A economia é baseada principalmente no cultivo da macaxeira e
banana, na caça e na pesca. Cada família nuclear possui seu roçado, se tornando
economicamente autônoma, mas não exclui relações de reciprocidade entre as
unidades familiares, pois a carne e o peixe são distribuídos para toda a
comunidade.
A cultura material passa por uma revitalização, onde a cerâmica, a
tecelagem e a cestaria têm sido os artesanatos mais enfatizados. A arte oral e
musical Jaminawá é muito rica, com belos cantos xamânicos conhecidos por
poucos. Homens e mulheres têm seus cantos, que descrevem os sentimentos do
autor e as peripécias de sua vida.
Desde de 1990, o povo Jaminawá vem passando por um estado de
crise. Um fator complexo de difícil explicação até mesmo para os próprios
Jaminawá, resultando na vinda de famílias inteiras para as periferias das
cidades, principalmente da capital. A realidade da cidade logo se apresenta
como uma competição diária para garantir a sobrevivência, fazendo com que
passem a viver um tempo diferente e difícil.

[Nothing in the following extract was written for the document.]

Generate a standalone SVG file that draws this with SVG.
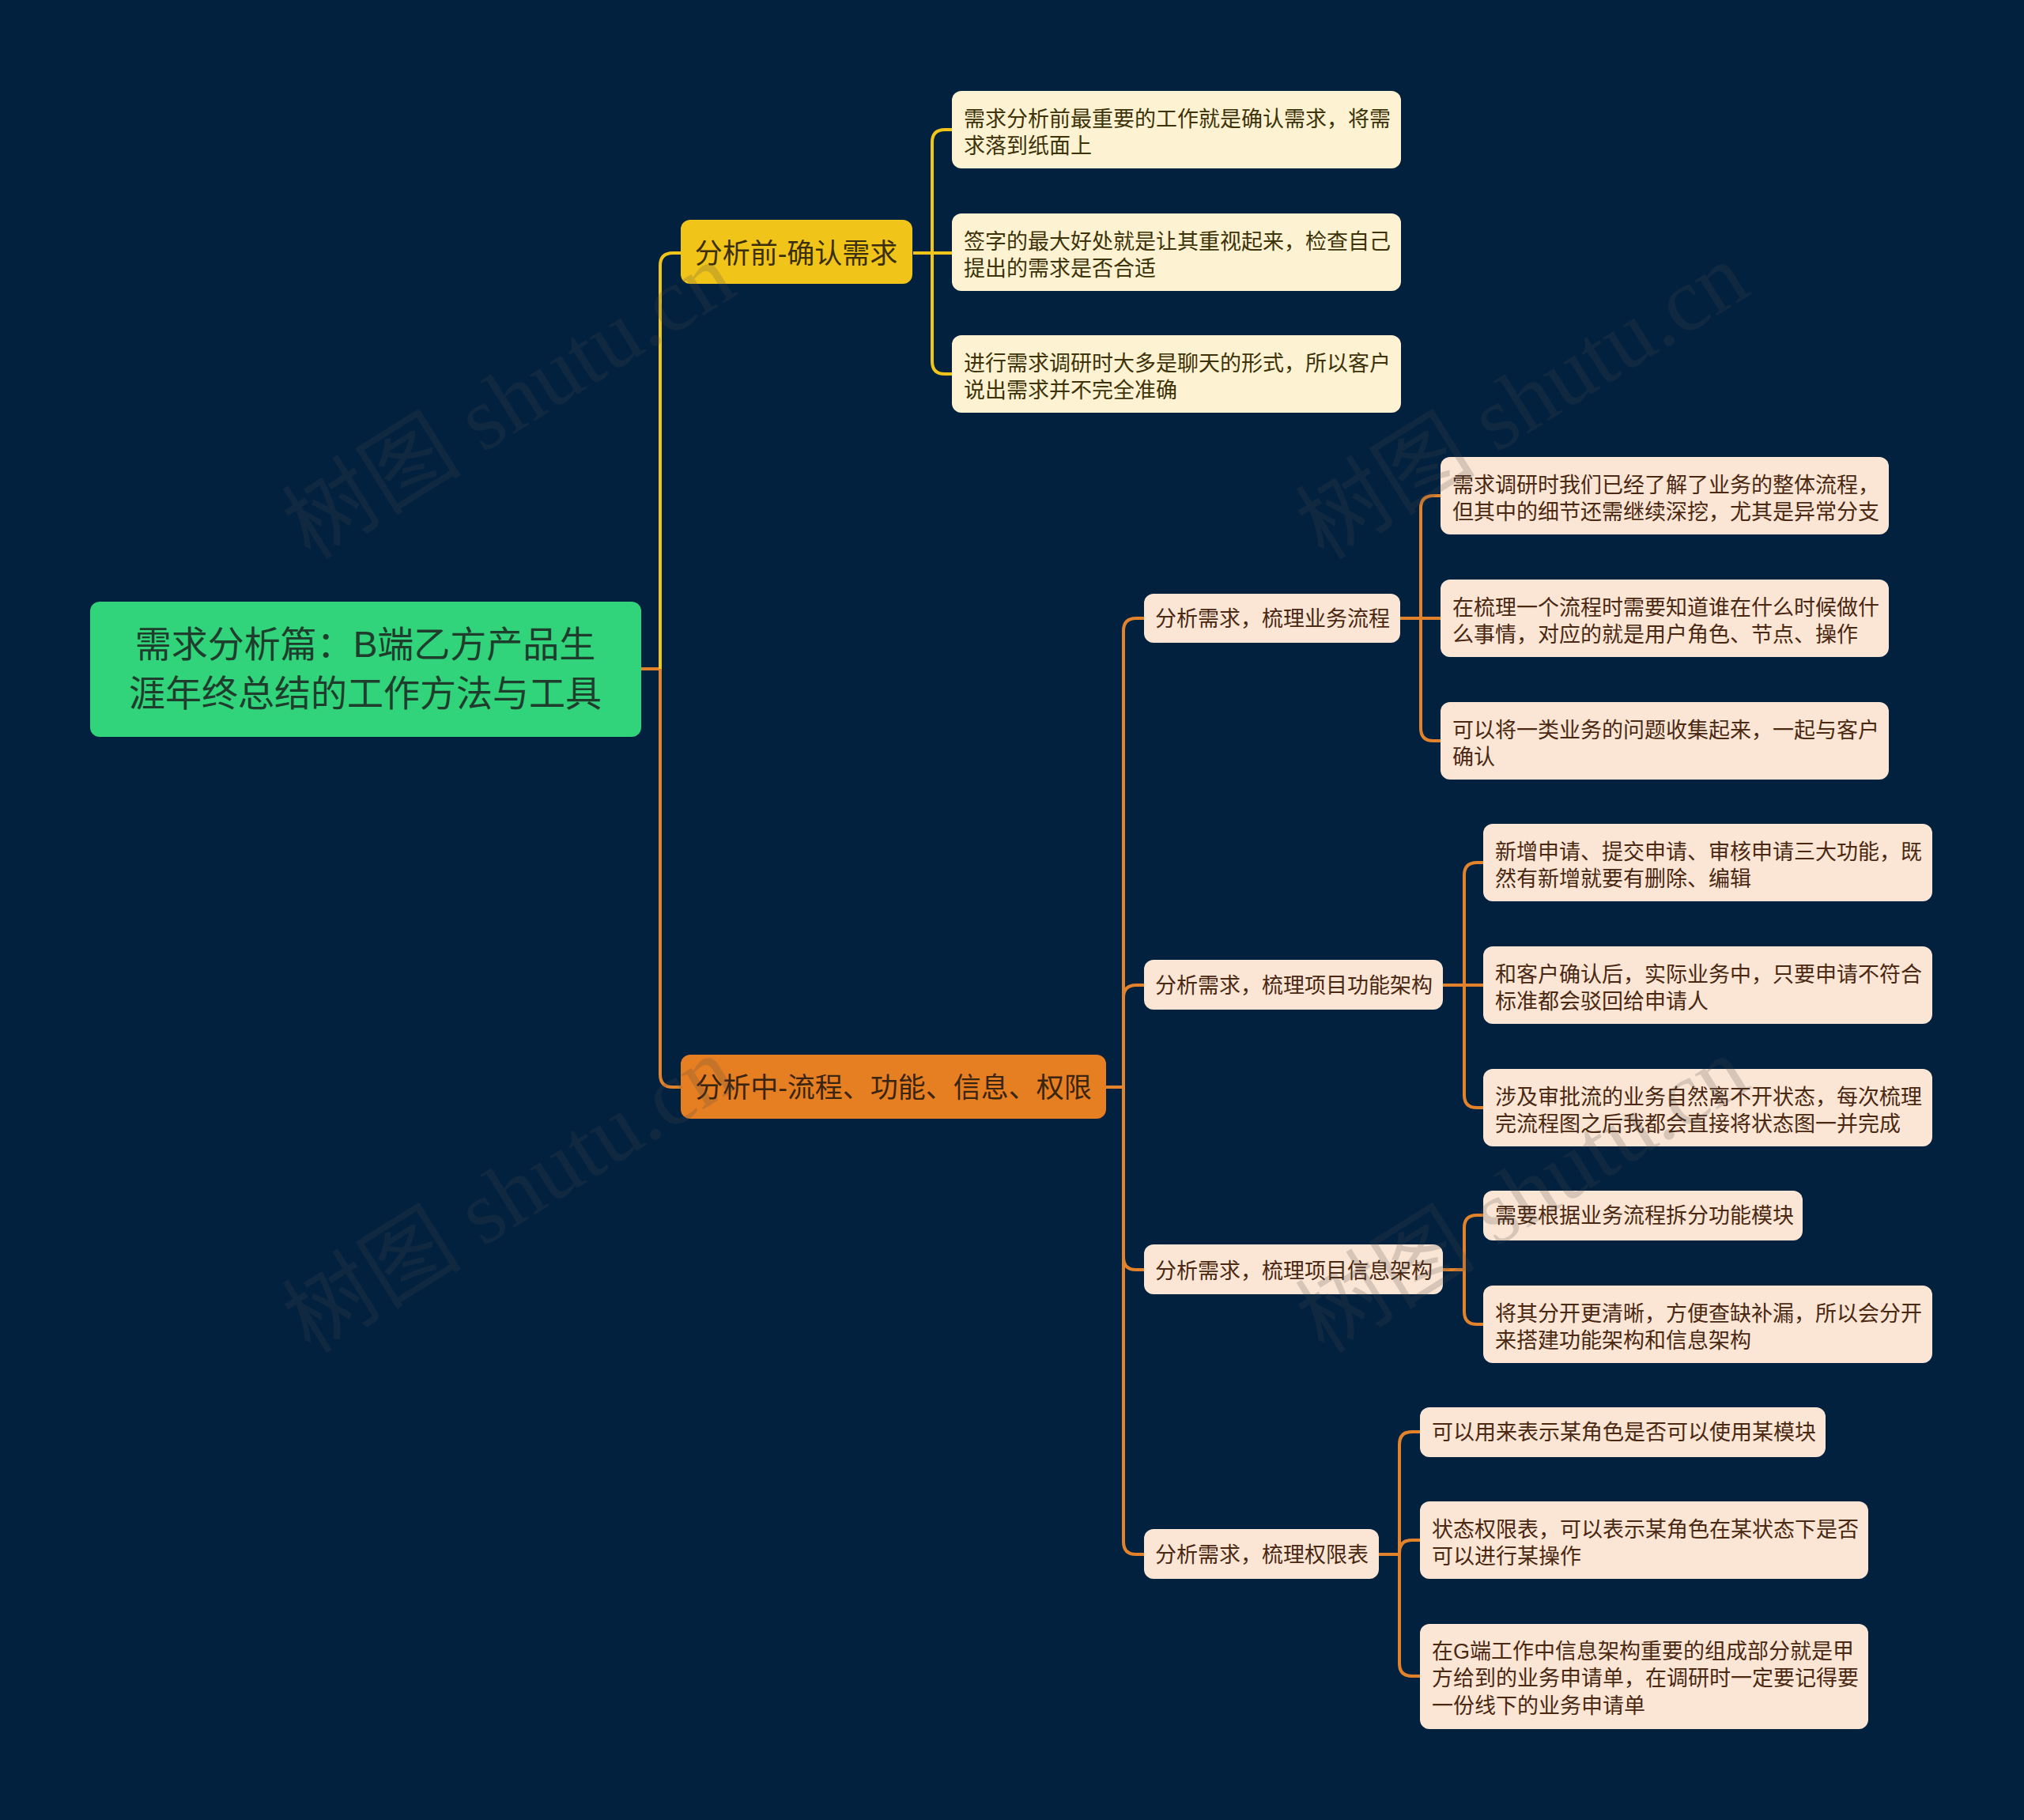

Atualmente rumam em direção a uma reestruturação social, política
e cultural, processo desencadeado pela necessidade de fazer uma reflexão sobre
sua situação. Na assembléia realizada em meados no ano de 2001, reuniram-se
todas as comunidades Jaminawá, resultando na criação da Organização das
Comunidades Agro-Extrativistas Jaminawá (OCAEJ).